Depuis quelques mois, les bandits sont donc forcés de se déplacer pour échapper aux bombardements de l’aviation nigériane, qui a enregistré quelques victoires, en éliminant, par exemple, deux importants chefs de gang le 1er janvier. La vague de kidnappings a également largement perdu en intensité. Et de nombreux otages ont retrouvé leur liberté ces derniers mois, alors que la première partie de l’année 2021 avait été marquée par une litanie d’enlèvements de masse dans les écoles, les lycées et les universités du nord-ouest.

Les bombardements aériens ne suffisent plus

« Il est possible que les attaques des districts d’Anka et de Bukkuyum soient liées à l’intervention militaire, mais ce n’est pas clair », reconnaît Nnamdi Obasi, analyste pour l’ONG International Crisis Group. Quoi qu’il en soit, l’opération conjointe de l’armée et de la police représente un virage « à 180 degrés » selon l’expert, par rapport à la stratégie initiale de certains gouverneurs locaux, persuadés qu’une sortie de crise passerait nécessairement par la négociation de redditions.

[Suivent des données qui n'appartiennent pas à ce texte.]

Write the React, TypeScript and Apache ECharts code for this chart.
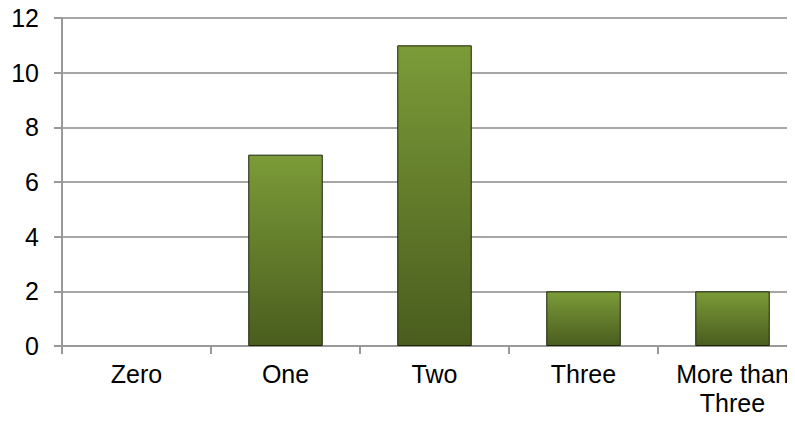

Plusieurs amnisties ont ainsi été signées début 2021 dans les Etats de Zamfara ou Katsina, mais les cessez-le-feu n’ont jamais duré bien longtemps. A l’opposé, le gouverneur de l’Etat de Kaduna a toujours été un fervent défenseur de la manière forte, réclamant depuis des mois le bombardement systématique des forêts du nord-ouest, repaire de nombreux bandits.

Sauf que cette méthode montre aujourd’hui ses limites. « Ces bandes sont très dynamiques et elles ont prouvé leur capacité à mener de grandes opérations, mais aussi à innover sans cesse », souligne Idayat Hassan, la directrice du Centre pour la démocratie et le développement en Afrique de l’Ouest, à Abuja.

Face à des groupes multiples et très mobiles, les bombardements aériens ne suffisent pas. « Pour gagner cette guerre, il faudrait mettre plus de forces au sol et mener une action simultanée, plutôt que des opérations ponctuelles », martèle Idayat Hassan. « Pour le moment, les bandits reviennent systématiquement après l’intervention de l’armée et redoublent de violence sur place », constate-t-elle. Le manque d’effectifs et de moyens des forces de sécurité nigérianes n’arrange rien, même si le président Muhammadu Buhari affiche sa détermination à lutter contre ceux qu’il qualifie de « meurtriers de masse ».

Le 5 janvier, les autorités ont officiellement qualifié les « bandits » de « terroristes », afin de durcir les sanctions contre les auteurs d’attaques, leurs partisans ou leurs informateurs. Nnamdi Obasi s’inquiète de cette nouvelle désignation concernant « des groupes fluides qui se mêlent souvent à la population et vivent parfois à l’intérieur même des communautés », – tout en admettant que le terme de « banditisme » n’est plus approprié.

De la même manière, la possibilité d’avoir recours aux avions de chasse Super Tucano, livrés fin août 2021 par les Etats-Unis, pour écraser cette insurrection pose question. « On a vu que les frappes aériennes n’avaient que des effets limités. En les intensifiant, on risque vraiment de faire des victimes collatérales », s’alarme l’analyste. De nombreux civils ont été victimes de cette même stratégie de pilonnage par l’armée dans l’Etat de Borno au nord-est du Nigeria, en proie à l’insurrection des djihadistes de Boko Haram depuis plus d’une décennie.